The value of the pound soared after Mr Raab said in a letter to the House of Commons Brexit Committee that he would be happy to appear before it "when a deal is finalised, and currently expect 21 November to be suitable".

But in an embarassing climbdown, a spokesperson for the Department for Exiting the European Union was forced to issue a statement attempting to downplay the significance of the minister's comment.

"There is no set date for the negotiations to conclude," a spokesperson said. "The 21st November was the date offered by the Chair of the Select Committee for the Secretary of State to give evidence."

Labour were quick to seize on the apparent about-face from the top Cabinet minister.

“This must be one of the quickest u-turns in political history," said Shadow Brexit Secretary Sir Keir Starmer. "Three hours later his own department was forced to correct the record.

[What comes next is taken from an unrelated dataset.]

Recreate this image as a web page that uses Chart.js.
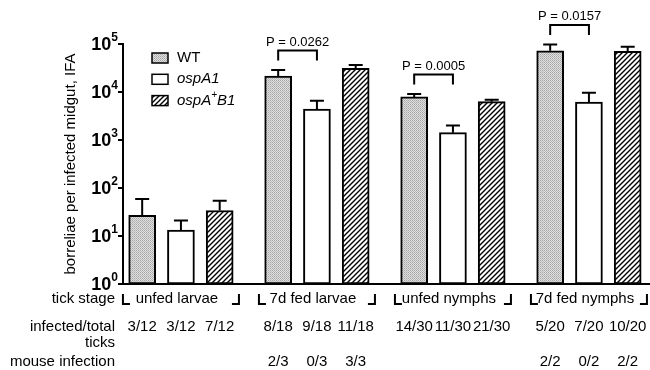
<!DOCTYPE html>
<html lang="en">
<head>
<meta charset="UTF-8">
<title>Borreliae per infected midgut</title>
<script src="https://cdn.jsdelivr.net/npm/chart.js"></script>
<style>
  body { margin: 0; background: #fff; }
</style>
</head>
<body>
<canvas id="chart" width="650" height="370"></canvas>
<script>
// data (log scale)
const groups = ['unfed larvae', '7d fed larvae', 'unfed nymphs', '7d fed nymphs'];
const strains = ['WT', 'ospA1', 'ospA+B1'];

const wtMean = [27, 21500, 7900, 72000];
const wtUpper = [59, 28700, 9100, 98000];
const ospA1Mean = [13.3, 4400, 1420, 6200];
const ospA1Upper = [21, 6600, 2000, 9700];
const ospAB1Mean = [34, 31000, 6300, 70500];
const ospAB1Upper = [54, 36500, 6900, 88000];

const yExponents = [0, 1, 2, 3, 4, 5];

const pGroups = [1, 2, 3];
const pLabels = ['P = 0.0262', 'P = 0.0005', 'P = 0.0157'];

const infectedWT = ['3/12', '8/18', '14/30', '5/20'];
const infectedA1 = ['3/12', '9/18', '11/30', '7/20'];
const infectedAB1 = ['7/12', '11/18', '21/30', '10/20'];

const mouseWT = ['', '2/3', '', '2/2'];
const mouseA1 = ['', '0/3', '', '0/2'];
const mouseAB1 = ['', '3/3', '', '2/2'];

const FONT = '"Liberation Sans", Arial, sans-serif';
const barOffset = 0.285;

function stipple() {
    const c = document.createElement('canvas');
    c.width = 2; c.height = 2;
    const g = c.getContext('2d');
    g.fillStyle = '#e0e0e0'; g.fillRect(0, 0, 2, 2);
    g.fillStyle = '#a4a4a4'; g.fillRect(0, 0, 1, 1);
    g.fillStyle = '#b8b8b8'; g.fillRect(1, 1, 1, 1);
    return g.createPattern(c, 'repeat');
}

function hatch() {
    const c = document.createElement('canvas');
    c.width = 5; c.height = 5;
    const g = c.getContext('2d');
    g.fillStyle = '#fff'; g.fillRect(0, 0, 5, 5);
    g.strokeStyle = '#000'; g.lineWidth = 1.4;
    g.beginPath();
    g.moveTo(-1, 6); g.lineTo(6, -1);
    g.moveTo(-1, 1); g.lineTo(1, -1);
    g.moveTo(4, 6); g.lineTo(6, 4);
    g.stroke();
    return g.createPattern(c, 'repeat');
}

const fills = [stipple(), '#ffffff', hatch()];
const means = [wtMean, ospA1Mean, ospAB1Mean];
const uppers = [wtUpper, ospA1Upper, ospAB1Upper];
const infected = [infectedWT, infectedA1, infectedAB1];
const mouse = [mouseWT, mouseA1, mouseAB1];

function drawStrainLabel(ctx, label, x, y) {
    // italic for mutants, superscript "+"
    if (label === 'WT') {
        ctx.font = '15px ' + FONT;
        ctx.fillText(label, x, y);
        return;
    }
    ctx.font = 'italic 15px ' + FONT;
    const parts = label.split('+');
    ctx.fillText(parts[0], x, y);
    if (parts.length > 1) {
        let cx = x + ctx.measureText(parts[0]).width;
        ctx.font = 'italic 10px ' + FONT;
        ctx.fillText('+', cx, y - 5);
        cx += ctx.measureText('+').width;
        ctx.font = 'italic 15px ' + FONT;
        ctx.fillText(parts[1], cx, y);
    }
}

const extras = {
    id: 'extras',
    afterDatasetsDraw(chart) {
        const ctx = chart.ctx;
        const y = chart.scales.y;
        ctx.save();
        ctx.strokeStyle = '#000';
        ctx.lineWidth = 2;
        uppers.forEach((arr, d) => {
            chart.getDatasetMeta(d).data.forEach((bar, i) => {
                const top = y.getPixelForValue(arr[i]);
                ctx.beginPath();
                ctx.moveTo(bar.x, bar.y);
                ctx.lineTo(bar.x, top);
                ctx.moveTo(bar.x - 7, top);
                ctx.lineTo(bar.x + 7, top);
                ctx.stroke();
            });
        });
        ctx.restore();
    },
    afterDraw(chart) {
        const ctx = chart.ctx;
        const x = chart.scales.x;
        const y = chart.scales.y;
        ctx.save();
        ctx.fillStyle = '#000';
        ctx.strokeStyle = '#000';

        // y tick labels 10^n
        ctx.textBaseline = 'middle';
        yExponents.forEach(e => {
            const py = y.getPixelForValue(Math.pow(10, e));
            ctx.font = 'bold 12px ' + FONT;
            const ew = ctx.measureText(String(e)).width;
            ctx.textAlign = 'left';
            ctx.fillText(String(e), 118 - ew, py - 6);
            ctx.font = 'bold 18px ' + FONT;
            ctx.textAlign = 'right';
            ctx.fillText('10', 118 - ew, py + 1);
        });

        // legend
        ctx.textAlign = 'left';
        ctx.lineWidth = 1.5;
        strains.forEach((s, k) => {
            const cy = 58 + k * 21.3;
            ctx.fillStyle = fills[k];
            ctx.fillRect(152, cy - 5, 16, 10);
            ctx.strokeRect(152, cy - 5, 16, 10);
            ctx.fillStyle = '#000';
            drawStrainLabel(ctx, s, 177, cy);
        });

        // p-value brackets
        ctx.lineWidth = 2;
        ctx.font = '13px ' + FONT;
        ctx.textAlign = 'center';
        pGroups.forEach((g, k) => {
            const a = chart.getDatasetMeta(0).data[g];
            const b = chart.getDatasetMeta(1).data[g];
            const top = y.getPixelForValue(Math.max(wtUpper[g], ospA1Upper[g])) - 19.5;
            ctx.beginPath();
            ctx.moveTo(a.x, top + 10);
            ctx.lineTo(a.x, top);
            ctx.lineTo(b.x, top);
            ctx.lineTo(b.x, top + 10);
            ctx.stroke();
            ctx.fillText(pLabels[k], (a.x + b.x) / 2, top - 8);
        });

        // rows below the axis
        ctx.font = '15px ' + FONT;
        ctx.textAlign = 'right';
        ctx.fillText('tick stage', 115, 299);
        ctx.fillText('infected/total', 115, 327);
        ctx.fillText('ticks', 115, 343);
        ctx.fillText('mouse infection', 115, 362);

        ctx.lineWidth = 2;
        groups.forEach((name, i) => {
            const gx = x.getPixelForValue(i);
            ctx.beginPath();
            ctx.moveTo(gx - 58, 294);
            ctx.lineTo(gx - 58, 304);
            ctx.lineTo(gx - 51, 304);
            ctx.moveTo(gx + 58, 294);
            ctx.lineTo(gx + 58, 304);
            ctx.lineTo(gx + 51, 304);
            ctx.stroke();
            ctx.textAlign = 'center';
            ctx.fillText(name, gx - 4, 299);
        });

        ctx.textAlign = 'center';
        infected.forEach((arr, d) => {
            chart.getDatasetMeta(d).data.forEach((bar, i) => {
                ctx.fillText(arr[i], bar.x, 327);
                if (mouse[d][i]) ctx.fillText(mouse[d][i], bar.x, 362);
            });
        });
        ctx.restore();
    }
};

new Chart(document.getElementById('chart'), {
    type: 'bar',
    data: {
        datasets: strains.map((s, d) => ({
            label: s,
            data: means[d].map((v, i) => ({ x: i + (d - 1) * barOffset, y: v })),
            backgroundColor: fills[d],
            borderColor: '#000',
            borderWidth: 2,
            borderSkipped: false,
            grouped: false,
            barThickness: 27
        }))
    },
    options: {
        responsive: false,
        animation: false,
        layout: { padding: { left: 58, top: 44, right: 0, bottom: 0 } },
        plugins: { legend: { display: false }, tooltip: { enabled: false } },
        scales: {
            x: {
                type: 'linear',
                offset: false,
                min: -0.426,
                max: 3.449,
                ticks: { display: false },
                grid: { display: false, offset: false },
                border: { display: true, color: '#000', width: 2 },
                afterFit: s => { s.height = 86; }
            },
            y: {
                type: 'logarithmic',
                min: 1,
                max: 100000,
                afterBuildTicks: s => {
                    s.ticks = yExponents.map(e => ({ value: Math.pow(10, e) }));
                },
                ticks: { display: false },
                grid: { drawOnChartArea: false, drawTicks: true, tickLength: 5, color: '#000', lineWidth: 2 },
                border: { display: true, color: '#000', width: 2 },
                title: {
                    display: true,
                    text: 'borreliae per infected midgut, IFA',
                    color: '#000',
                    font: { family: FONT, size: 15 }
                },
                afterFit: s => { s.width = 65; }
            }
        }
    },
    plugins: [extras]
});
</script>
</body>
</html>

What a mess."

The climbdown came amid reports that Theresa May has struck a deal with the European Union on the future of Britain's multi-billion pound banking sector - a key plank of any final Brexit agreement with Brussels.

Government sources told The Times that negotiators had come to an agreement that would see UK financial services firms given the same level of access to EU markets after Britain quits the bloc.

The paper reports that the UK and EU will maintain "equivalence" in rules affecting the services sector - but says Brussels could still block access to its markets if it decides Britain's banking regulations are out of step with its own.

Despite Mr Raab's letter raising hopes of a broader Brexit deal, the talks appear to remain deadlocked over the best way to avoid a hard border in Ireland.

According to The Telegraph, the EU's chief negotiator Michel Barnier is coming under mounting pressure to break the impasse by agreeing to the Britain's demand for an open-ended,  UK-wide Customs Union with the European Union.

Brussels has previously called for Northern Ireland alone to remain in a customs arrangement and parts of the single market - effectively creating a new trade border down the Irish Sea.

But a senior EU diplomat told The Telegraph: "There are legal issues, but we must be pragmatic not dogmatic, this is ultimately only a backstop, and everyone wants to fix this through the future relationship."